Sunday, 17 December 2017

Sunday December 24, 2017 The Heart of the Community

In his remarkable autobiographical account of growing up in Westfort, The Closer We are to Dying, Joe Fiorito tells a story about his grandmother and the nearby Fort William First Nation:

‘My grandmother was terrified of them. She awoke one morning to find that someone had come in the night, silent as a shadow. A flitch of bacon was missing from the hook where it hung in the cold cellar. She had a vision of a throat cut in the night, and thanked God whoever it was had been hungry and not thirsty for her blood and the blood of her children.
A few nights later, the thief came again, but this time he did not come to steal.
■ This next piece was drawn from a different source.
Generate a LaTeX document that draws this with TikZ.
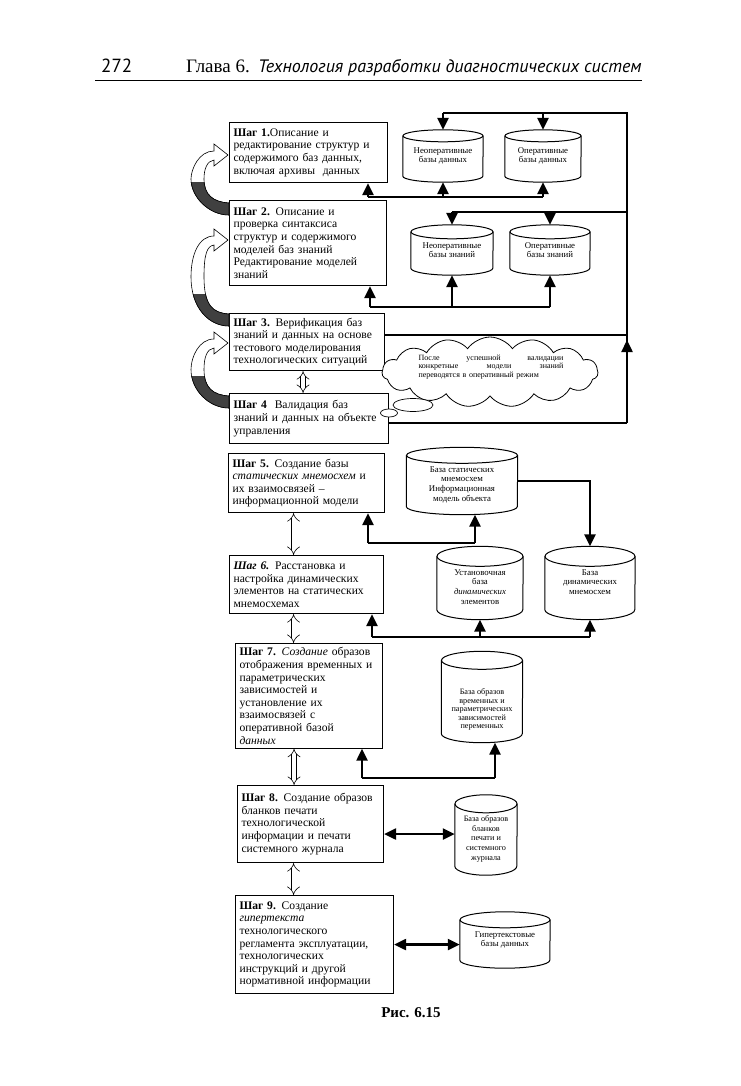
\documentclass[tikz,border=0pt]{standalone}
\usepackage{fontspec}
\setmainfont{Liberation Serif}
\newfontfamily\headsans{PT Sans}
\usetikzlibrary{shapes.geometric, shapes.symbols, arrows.meta, positioning, calc}

% band of the curved return arrow (local coordinates, #1 = rise to the tip)
\newcommand{\bandpath}[1]{(0,0) .. controls (-16,-1) and (-25,-8) .. (-25,-#1/2)
      .. controls (-25,-#1+14) and (-22,-#1+6) .. (-15,-#1+5) -- (-15,-#1+11) -- (-1,-#1)
      -- (-15,-#1-11) -- (-15,-#1-4) .. controls (-30,-#1-4) and (-38,-#1+14) .. (-38,-#1/2)
      .. controls (-38,-6) and (-20,12) .. (0,12) -- cycle}
% curved return arrow on the left: start point on the lower box, rise to the tip
\newcommand{\turnarrow}[2]{%
  \begin{scope}[shift={(#1)}]
    \filldraw[fill=white, line width=0.6pt] \bandpath{#2};
    \begin{scope}
      \clip (-45,-20) rectangle (2,16);
      \filldraw[fill=black!75, line width=0.6pt] \bandpath{#2};
    \end{scope}
  \end{scope}}
% cylinder outline round a base node: node, x radius, y radius of the ends
\newcommand{\cylframe}[3]{%
  \draw[line width=1pt] ([yshift=-#3pt]#1.north west) -- ([yshift=#3pt]#1.south west)
    arc[start angle=180, end angle=360, x radius=#2pt, y radius=#3pt] -- ([yshift=-#3pt]#1.north east);
  \draw[line width=1pt] ([yshift=-#3pt]#1.north) ellipse [x radius=#2pt, y radius=#3pt];}
% text of a base, lowered by #1
\newcommand{\lowtext}[2]{\raisebox{-#1pt}[0pt][0pt]{\begin{tabular}{@{}c@{}}#2\end{tabular}}}

\begin{document}
\begin{tikzpicture}[x=1pt, y=-1pt]
\tikzstyle{stepbox} = [rectangle, draw, line width=1.1pt, fill=white, anchor=north west, align=left, inner sep=4pt, font=\fontsize{11.6}{12.6}\selectfont]
\tikzstyle{dbase} = [rectangle, align=center, inner sep=0pt, font=\fontsize{8.8}{9.6}\selectfont]
\tikzstyle{bus} = [line width=2.4pt]
\tikzstyle{arr} = [line width=2.4pt, -{Triangle[width=11pt,length=12pt]}]
\tikzstyle{darr} = [line width=2.4pt, {Triangle[width=11pt,length=12pt]}-{Triangle[width=11pt,length=12pt]}]
\tikzstyle{hollow} = [double, double distance=4pt, line width=0.6pt, {Implies}-{Implies}]

\useasboundingbox (0,0) rectangle (740,1086);
\fill[white] (0,0) rectangle (740,1086);

% page header
\node (page) [anchor=base west, inner sep=0, font=\headsans\fontsize{19}{19}\selectfont] at (101,73) {272};
\node (chap) [anchor=base west, inner sep=0, font=\fontsize{19}{19}\selectfont] at (186,73) {Глава 6.};
\node (title) [anchor=base west, inner sep=0, font=\headsans\itshape\fontsize{18}{18}\selectfont] at (258,73) {Технология разработки диагностических систем};
\draw[line width=1pt] (95,81) -- (642,81);

% steps
\node (s1) [stepbox, text width=150, minimum height=60] at (229,122) {\textbf{Шаг 1.}Описание и\\редактирование структур и\\содержимого баз данных,\\включая архивы \ данных};
\node (s2) [stepbox, text width=149, minimum height=85] at (229,200) {\textbf{Шаг 2.} Описание и\\проверка синтаксиса\\структур и содержимого\\моделей баз знаний\\Редактирование моделей\\знаний};
\node (s3) [stepbox, text width=147, minimum height=57] at (229,313) {\textbf{Шаг 3.} Верификация баз\\знаний и данных на основе\\тестового моделирования\\технологических ситуаций};
\node (s4) [stepbox, text width=151, minimum height=50] at (229,393) {\textbf{Шаг 4} \ Валидация баз\\знаний и данных на объекте\\управления};
\node (s5) [stepbox, text width=148, minimum height=59] at (228,453) {\textbf{Шаг 5.} Создание базы\\\textit{статических мнемосхем} и\\их взаимосвязей --\\информационной модели};
\node (s6) [stepbox, text width=146, minimum height=58] at (229,555) {\textbf{\textit{Шаг 6.}} Расстановка и\\настройка динамических\\элементов на статических\\мнемосхемах};
\node (s7) [stepbox, text width=139, minimum height=102] at (235,643) {\textbf{Шаг 7.} \textit{Создание} образов\\отображения временных и\\параметрических\\зависимостей и\\установление их\\взаимосвязей с\\оперативной базой\\\textit{данных}};
\node (s8) [stepbox, text width=138, minimum height=77] at (237,785) {\textbf{Шаг 8.} Создание образов\\бланков печати\\технологической\\информации и печати\\системного журнала};
\node (s9) [stepbox, text width=150, minimum height=98] at (235,895) {\textbf{Шаг 9.} Создание\\\textit{гипертекста}\\технологического\\регламента эксплуатации,\\технологических\\инструкций и другой\\нормативной информации};

% return arrows on the left
\turnarrow{$(s2.north west)+(0,3)$}{48}
\turnarrow{$(s3.north west)+(0,1)$}{74}
\turnarrow{$(s4.north west)+(0,3)$}{53}

% data and knowledge bases
\node (db1a) [dbase, minimum width=80, minimum height=52] at (443,156) {Неоперативные\\базы данных};
\node (db1b) [dbase, minimum width=76, minimum height=52] at (543,156) {Оперативные\\базы данных};
\node (db2a) [dbase, minimum width=82, minimum height=50] at (452,250) {Неоперативные\\базы знаний};
\node (db2b) [dbase, minimum width=80, minimum height=50] at (550,250) {Оперативные\\базы знаний};
\node (db3) [dbase, minimum width=111, minimum height=67] at (462,481) {\lowtext{6}{База статических\\мнемосхем\\Информационная\\модель объекта}};
\node (db4a) [dbase, minimum width=86, minimum height=73] at (480,583) {\lowtext{7}{Установочная\\база\\\textit{динамических}\\элементов}};
\node (db4b) [dbase, minimum width=90, minimum height=73] at (590,583) {\lowtext{2}{База\\динамических\\мнемосхем}};
\node (db5) [dbase, minimum width=81, minimum height=91, font=\fontsize{8.2}{8.6}\selectfont] at (482,697) {\lowtext{15}{База образов\\временных и\\параметрических\\зависимостей\\переменных}};
\node (db6) [dbase, minimum width=62, minimum height=80, font=\fontsize{8.2}{9.6}\selectfont] at (486,835) {\lowtext{6}{База образов\\бланков\\печати и\\системного\\журнала}};
\node (db7) [dbase, minimum width=90, minimum height=56] at (505,940) {Гипертекстовые\\базы данных};
\foreach \db/\rx/\ry in {db1a/40/6, db1b/38/6, db2a/41/7, db2b/40/7, db3/55.5/8, db4a/43/10, db4b/45/10, db5/40.5/9, db6/31/9, db7/45/8} {
    \cylframe{\db}{\rx}{\ry}
}

% cloud note
\node (cloud) [cloud, draw, line width=0.8pt, fill=white, cloud puffs=15, cloud puff arc=110, aspect=3.3, minimum width=216, minimum height=70, inner sep=0] at (490,372) {};
\node (note) [font=\fontsize{8}{8.4}\selectfont, text width=145, align=left, inner sep=0] at (491,367) {После\hfill успешной\hfill валидации\\конкретные\hfill модели\hfill знаний\\переводятся в оперативный режим};
\node (bub1) [ellipse, draw, line width=0.7pt, fill=white, minimum width=40, minimum height=13, inner sep=0] at (413,405) {};
\node (bub2) [ellipse, draw, line width=0.7pt, fill=white, minimum width=17, minimum height=8, inner sep=0] at (389,413) {};

% right-hand feedback bus
\coordinate (rt) at (627,113);
\coordinate (r2) at (627,212);
\coordinate (r3) at (627,335);
\coordinate (rb) at (627,423);
\draw[bus] (s4.east |- rb) -- (rb);
\draw[arr] (rb) -- (627,340);
\draw[bus] (627,345) -- (rt) -- (rt -| db1a.north);
\draw[bus] (s3.east |- r3) -- (r3);
\draw[bus] (r2) -- (r2 -| db2a.north);
\foreach \db in {db1a, db1b} {
    \draw[arr] (rt -| \db.north) -- (\db.north);
}
\foreach \db in {db2a, db2b} {
    \draw[arr] (r2 -| \db.north) -- (\db.north);
}

% buses under the rows
\coordinate (b1) at (368,197);
\draw[bus] (b1) -- (b1 -| db1b.south);
\draw[arr] (b1) -- (b1 |- s1.south);
\foreach \db in {db1a, db1b} {
    \draw[arr] (b1 -| \db.south) -- (\db.south);
}
\coordinate (b2) at (370,307);
\draw[bus] (b2) -- (b2 -| db2b.south);
\draw[arr] (b2) -- (b2 |- s2.south);
\foreach \db in {db2a, db2b} {
    \draw[arr] (b2 -| \db.south) -- (\db.south);
}
\coordinate (b3) at (368,543);
\coordinate (b3r) at (475,543);
\draw[bus] (b3) -- (b3r);
\draw[arr] (b3) -- (b3 |- s5.south);
\draw[arr] (b3r) -- (b3r |- db3.south);
\draw[arr] (db3.east) -| (db4b.north);
\coordinate (b4) at (372,637);
\draw[bus] (b4) -- (b4 -| db4b.south);
\draw[arr] (b4) -- (b4 |- s6.south);
\foreach \db in {db4a, db4b} {
    \draw[arr] (b4 -| \db.south) -- (\db.south);
}
\coordinate (b5) at (362,778);
\coordinate (b5r) at (495,778);
\draw[bus] (b5) -- (b5r);
\draw[arr] (b5) -- (b5 |- s7.south);
\draw[arr] (b5r) -- (b5r |- db5.south);
\draw[darr] ([yshift=-10]s8.east) -- ([yshift=-10]s8.east -| db6.west);
\draw[darr] (s9.east) -- (s9.east -| db7.west);

% links between steps
\draw[hollow] ([xshift=-4]s3.south) -- ([xshift=-4]s3.south |- s4.north);
\draw[hollow] ([xshift=-13]s5.south) -- ([xshift=-13]s5.south |- s6.north);
\draw[hollow] ([xshift=-13]s6.south) -- ([xshift=-13]s6.south |- s7.north);
\draw[hollow] ([xshift=-15]s7.south) -- ([xshift=-15]s7.south |- s8.north);
\draw[hollow] ([xshift=-17]s8.south) -- ([xshift=-17]s8.south |- s9.north);

% caption
\node (caption) [font=\bfseries\fontsize{15}{15}\selectfont] at (411,1013) {Рис. 6.15};

\end{tikzpicture}
\end{document}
He left a hindquarter of deer, fresh and bloody, hanging from the hook where the bacon had hung. It was a message of some kind.
They are like us, she thought. We do not share colour or culture; we are of the same class.’

We are of the same class. This is a profound statement which suggests that class is not only more significant than race, but that it can bring different races together via a shared set of values.
Thomas Dunk reaches a similar conclusion in It’s a Working Man’s Town: male working class culture when he says that multiculturalism in Canada ‘does not recognize the structural basis of social inequality rooted in class relations.’ In his exploration of the nature of contemporary working class culture, Dunk examines the ordinary weekend pursuits of a group of young working class men (The Boys) in Thunder Bay. He shows that the function and meaning of gender, ethnicity, popular leisure activities, and common sense knowledge are intimately linked with the way an individual’s experience is structured by class.

Dunk discovers that The Boys do not have a developed theory of white superiority. Their prejudices are not the product of formalized justifications for white dominance over Indigenous people. They do not perceive themselves as dominant over anyone, but rather as the victims of a system which has mis-identified the true sources of social inequality. Their racism is rooted in the immediate experience of their everyday lives and in the prejudices and practices which are widely present in the culture of the Anglo Saxon world. They hold their views about Indigenous people because of a conflict over access to the resources of the state, because of a long tradition in which Indigenous people are employed as a symbol of otherness, and because, by holding such views, they demarcate themselves from the dominant social group.

For the Boys, what one thinks about Indigenous people is a sign of what side one is on in the struggle to assert one’s own moral and intellectual worth. In the Boy’s ideas about Indigenous people the dominant social group and ethnicity are important symbols because they relate to forms of knowledge and representation which are cultural expressions of class experience. 

The vision of Thunder Bay Public Library (TBPL) is to ‘become the heart of the community – a welcoming and inclusive centre of social innovation and change.’ For this to happen TBPL must be relevant to the needs of everyone who lives, works or studies in Thunder Bay. The demographics of the city – both in terms of class and ethnicity – demand that TBPL becomes a community led and needs based Community Hub where relationships can be developed, values can be shared, and common needs can be understood.